Heat Vision breakdown
Released Wednesday, DC Entertainment’s Action Comics No. 1000 — the first comic in the U.S. industry to reach the thousand-issue mark — is at once both a celebration of Superman, who also reaches his 80th birthday today — and a signpost for what lies ahead for the Man of Steel, thanks to incoming Superman writer Brian Michael Bendis, whose first story appears in the issue.
The story, illustrated by DCE co-publisher Jim Lee, introduces Rogol Zaar, a new threat to Metropolis (one that is seemingly more than a match for both Superman and Supergirl, judging by the fight shown in the short story), who claims to have “cleansed the galaxy of the Kryptonian people,” before declaring, “The Kryptonian sickness finally ends today.

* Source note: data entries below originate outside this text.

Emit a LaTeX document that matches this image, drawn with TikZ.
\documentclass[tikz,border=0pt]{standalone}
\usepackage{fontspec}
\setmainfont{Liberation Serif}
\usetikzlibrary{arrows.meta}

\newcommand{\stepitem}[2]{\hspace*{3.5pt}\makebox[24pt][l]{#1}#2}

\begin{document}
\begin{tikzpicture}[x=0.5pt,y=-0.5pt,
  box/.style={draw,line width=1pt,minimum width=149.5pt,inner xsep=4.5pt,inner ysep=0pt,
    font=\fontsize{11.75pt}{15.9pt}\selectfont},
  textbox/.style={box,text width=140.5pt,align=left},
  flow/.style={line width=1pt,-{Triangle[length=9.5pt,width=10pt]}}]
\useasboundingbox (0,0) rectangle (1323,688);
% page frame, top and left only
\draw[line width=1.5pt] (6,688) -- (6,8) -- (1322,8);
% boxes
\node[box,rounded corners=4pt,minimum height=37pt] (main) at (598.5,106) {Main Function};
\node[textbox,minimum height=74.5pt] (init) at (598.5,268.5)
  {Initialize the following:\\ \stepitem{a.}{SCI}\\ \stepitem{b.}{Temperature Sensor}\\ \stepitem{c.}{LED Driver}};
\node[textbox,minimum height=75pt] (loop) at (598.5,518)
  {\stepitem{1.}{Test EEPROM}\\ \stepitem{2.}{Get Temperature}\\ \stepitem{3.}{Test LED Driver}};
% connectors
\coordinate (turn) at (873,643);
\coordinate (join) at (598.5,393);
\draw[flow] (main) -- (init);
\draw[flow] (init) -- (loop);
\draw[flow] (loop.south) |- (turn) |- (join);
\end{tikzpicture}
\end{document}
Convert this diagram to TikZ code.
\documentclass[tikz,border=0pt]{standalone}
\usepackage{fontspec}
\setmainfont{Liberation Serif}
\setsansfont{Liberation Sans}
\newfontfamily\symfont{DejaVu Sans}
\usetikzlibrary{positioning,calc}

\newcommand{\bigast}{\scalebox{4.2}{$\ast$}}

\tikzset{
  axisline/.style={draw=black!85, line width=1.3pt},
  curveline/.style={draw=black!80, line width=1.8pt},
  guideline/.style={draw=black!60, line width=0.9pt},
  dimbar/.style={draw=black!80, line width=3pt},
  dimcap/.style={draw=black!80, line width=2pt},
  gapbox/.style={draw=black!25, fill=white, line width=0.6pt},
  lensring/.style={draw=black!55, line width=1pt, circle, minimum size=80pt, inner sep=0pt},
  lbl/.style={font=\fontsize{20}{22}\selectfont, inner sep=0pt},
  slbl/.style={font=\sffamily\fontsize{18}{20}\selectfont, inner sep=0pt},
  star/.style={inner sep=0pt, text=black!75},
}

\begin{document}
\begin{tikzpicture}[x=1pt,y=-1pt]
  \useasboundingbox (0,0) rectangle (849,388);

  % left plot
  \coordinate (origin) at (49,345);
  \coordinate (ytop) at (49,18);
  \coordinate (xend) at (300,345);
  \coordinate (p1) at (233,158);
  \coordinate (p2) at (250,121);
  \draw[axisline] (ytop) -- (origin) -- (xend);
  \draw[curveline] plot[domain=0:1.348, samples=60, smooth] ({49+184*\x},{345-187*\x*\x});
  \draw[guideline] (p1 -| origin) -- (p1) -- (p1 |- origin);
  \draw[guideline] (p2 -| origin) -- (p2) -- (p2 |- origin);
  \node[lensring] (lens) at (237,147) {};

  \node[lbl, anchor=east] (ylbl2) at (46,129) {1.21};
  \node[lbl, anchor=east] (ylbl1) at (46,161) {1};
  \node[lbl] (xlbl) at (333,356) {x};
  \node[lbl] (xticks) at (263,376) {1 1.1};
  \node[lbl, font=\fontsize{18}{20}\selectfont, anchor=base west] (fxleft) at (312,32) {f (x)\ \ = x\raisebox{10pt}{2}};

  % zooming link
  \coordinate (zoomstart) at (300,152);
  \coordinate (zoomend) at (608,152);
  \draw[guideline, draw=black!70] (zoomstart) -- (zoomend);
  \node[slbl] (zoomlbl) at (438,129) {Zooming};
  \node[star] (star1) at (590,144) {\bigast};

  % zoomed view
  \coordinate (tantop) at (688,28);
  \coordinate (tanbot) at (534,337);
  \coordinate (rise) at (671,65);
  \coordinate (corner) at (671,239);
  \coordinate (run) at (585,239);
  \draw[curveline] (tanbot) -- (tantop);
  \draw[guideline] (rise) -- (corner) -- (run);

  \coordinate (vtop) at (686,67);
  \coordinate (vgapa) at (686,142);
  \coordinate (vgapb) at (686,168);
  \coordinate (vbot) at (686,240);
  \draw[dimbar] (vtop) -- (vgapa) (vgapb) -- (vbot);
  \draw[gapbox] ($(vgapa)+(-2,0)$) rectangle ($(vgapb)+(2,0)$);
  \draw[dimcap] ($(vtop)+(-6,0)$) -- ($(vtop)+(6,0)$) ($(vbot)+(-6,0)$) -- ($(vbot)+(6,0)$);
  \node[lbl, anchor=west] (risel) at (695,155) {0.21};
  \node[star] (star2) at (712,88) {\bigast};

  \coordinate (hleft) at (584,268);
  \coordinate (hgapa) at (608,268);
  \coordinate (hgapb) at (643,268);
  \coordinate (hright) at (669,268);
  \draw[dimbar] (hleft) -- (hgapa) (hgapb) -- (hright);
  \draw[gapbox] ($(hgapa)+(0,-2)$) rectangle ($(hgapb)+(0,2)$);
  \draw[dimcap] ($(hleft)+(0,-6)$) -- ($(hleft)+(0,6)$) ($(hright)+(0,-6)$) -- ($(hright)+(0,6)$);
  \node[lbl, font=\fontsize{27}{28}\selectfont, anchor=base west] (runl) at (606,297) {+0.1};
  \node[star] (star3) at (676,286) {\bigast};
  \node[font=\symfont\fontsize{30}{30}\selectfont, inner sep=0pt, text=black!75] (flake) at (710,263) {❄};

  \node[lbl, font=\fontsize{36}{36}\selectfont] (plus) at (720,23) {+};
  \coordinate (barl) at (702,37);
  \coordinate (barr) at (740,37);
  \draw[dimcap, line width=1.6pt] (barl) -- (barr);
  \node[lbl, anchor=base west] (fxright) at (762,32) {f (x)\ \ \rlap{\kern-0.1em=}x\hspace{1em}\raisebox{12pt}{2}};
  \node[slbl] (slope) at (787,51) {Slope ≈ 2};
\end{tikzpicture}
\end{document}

Just like I once promised Jor-El…when I destroyed the planet Krypton.”
The revelation leads into Bendis’ upcoming Man of Steel miniseries, which launches May 30 and runs weekly until July 4. The solicitations for that series, released by DC back in March, named Rogol Zaar for the first time and teased that he has “committed a string of atrocities across the cosmos that have led him to the Fortress of Solitude.” (Those solicitations also tease that Superman will, initially, be beaten by Zaar, which might be what readers see in the Action short.)
In Superman's origin story, as traditionally told, Krypton is thought to be destroyed through natural causes.
This won’t be the first time that the destruction of Krypton has been revisited in the last year; even beyond the Syfy TV series Krypton, a recent storyline in Action Comics saw Superman revisit the destruction of his home planet after it had been revealed that his father Jor-El had actually survived the planet’s end. (Don’t ask.) After all, what could be more natural when celebrating a birthday than going back to where it all began?
Action Comics No. 1000 is in stores and available digitally now.